With valuation metrics for the broader market nearing prior peak levels, the risk/reward is becoming more asymmetric to the downside for an increasing number of stocks. This does not mean that the market cannot move higher; rather, the point here is that a naive passive portfolio may be less desirable vs. an actively managed portfolio that can identify attractive valuations while avoiding the more expensive segments of the market. While investors appear to be taking a glass half-full view on the outlook for 2017, Cambiar is taking a more balanced approach in assessing the upside for our companies. While company-specific fundamentals remain the driving force behind our buy/sell decision, market risks include the potential for a strong dollar, the market’s digestion of additional rate hikes by the Federal Reserve, and an unexpected uptick in inflation. As multiple expansion has likely run its course, upside from here will be more heavily dependent on earnings. Time will tell…but on this basis, we like our chances as we head into the new year.
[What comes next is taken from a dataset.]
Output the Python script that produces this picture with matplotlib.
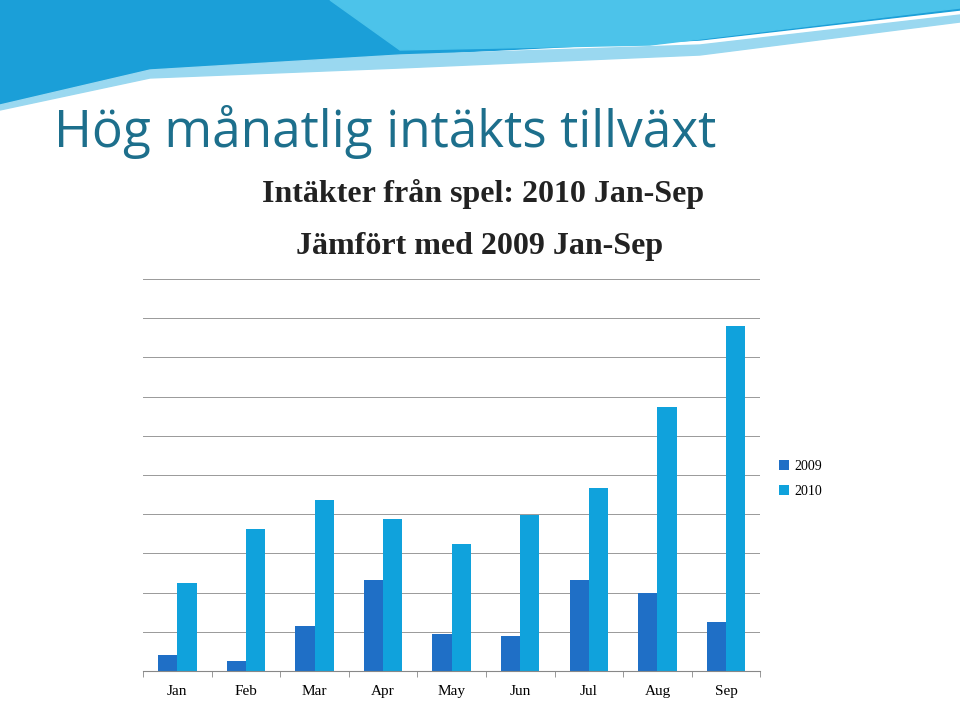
import numpy as np
import matplotlib.pyplot as plt
from matplotlib.patches import Polygon

months = ["Jan", "Feb", "Mar", "Apr", "May", "Jun", "Jul", "Aug", "Sep"]
rev_2009 = [0.41, 0.26, 1.15, 2.32, 0.94, 0.89, 2.32, 1.99, 1.25]
rev_2010 = [2.24, 3.62, 4.36, 3.88, 3.24, 3.98, 4.67, 6.73, 8.80]

c09 = "#1f6fc6"
c10 = "#10a2dc"

fig = plt.figure(figsize=(9.6, 7.16), dpi=100)

# header wave decoration
bg = fig.add_axes([0, 0, 1, 1], zorder=-1)
bg.set_xlim(0, 960); bg.set_ylim(716, 0); bg.axis("off")
bg.add_patch(Polygon([(0, 0), (960, 0), (960, 10), (700, 40), (400, 55), (150, 70), (0, 105)],
                     closed=True, color="#1b9fd8"))
bg.add_patch(Polygon([(330, 0), (960, 0), (960, 8), (650, 45), (400, 50)],
                     closed=True, color="#4cc3ea"))
bg.add_patch(Polygon([(0, 105), (150, 70), (400, 55), (700, 45), (960, 15), (960, 22),
                      (700, 55), (400, 68), (150, 78), (0, 110)], closed=True, color="#9ad8f0"))

fig.text(0.056, 0.795, "Hög månatlig intäkts tillväxt", fontsize=37, color="#1d6f8c",
         family="Open Sans", va="baseline")
fig.text(0.503, 0.718, "Intäkter från spel: 2010 Jan-Sep", fontsize=23, weight="bold",
         family="Liberation Serif", color="#222222", ha="center", va="baseline")
fig.text(0.50, 0.645, "Jämfört med 2009 Jan-Sep", fontsize=23, weight="bold",
         family="Liberation Serif", color="#222222", ha="center", va="baseline")

ax = fig.add_axes([0.149, 0.0628, 0.643, 0.5475])
x = np.arange(len(months))
w = 0.28
ax.bar(x - w / 2, rev_2009, w, color=c09, label="2009", zorder=2)
ax.bar(x + w / 2, rev_2010, w, color=c10, label="2010", zorder=2)
ax.set_xlim(-0.5, len(months) - 0.5)
ax.set_ylim(0, 10)
ax.set_yticks(np.arange(0, 11))
ax.set_yticklabels([])
ax.tick_params(axis="y", length=0)
ax.grid(axis="y", color="#999999", linewidth=0.7, zorder=0)
ax.set_xticks(x)
ax.set_xticklabels(months, family="Liberation Serif", fontsize=11)
ax.set_xticks(np.arange(-0.5, len(months)), minor=True)
ax.tick_params(axis="x", which="major", length=0, pad=10)
ax.tick_params(axis="x", which="minor", length=4, color="#888888")
for s in ["top", "right", "left"]:
    ax.spines[s].set_visible(False)
ax.spines["bottom"].set_color("#888888")

ax.legend(loc="center left", bbox_to_anchor=(1.01, 0.49), frameon=False,
          prop={"family": "Liberation Serif", "size": 10}, handlelength=0.7,
          handleheight=0.7, handletextpad=0.4, labelspacing=0.9)

fig.savefig("out.png", dpi=100)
Certain information contained in this communication constitutes “forward-looking statements”. Due to market risk and uncertainties, actual events or results, or the actual performance of Cambiar’s client accounts may differ materially from that reflected or contemplated in such forward-looking statements. All information is provided for informational purposes only and should not be deemed as a recommendation to buy the securities mentioned. There is no guarantee that the opinions expressed herein will be valid beyond the date of this presentation. There can be no assurance that the portfolio will continue to hold the same position in companies described herein, and the portfolio may change any portfolio position at any time. The specific securities identified and described do not represent all of the securities purchased, sold, or recommended by Cambiar and the reader should not assume that investments in the securities identified and discussed were or will be profitable.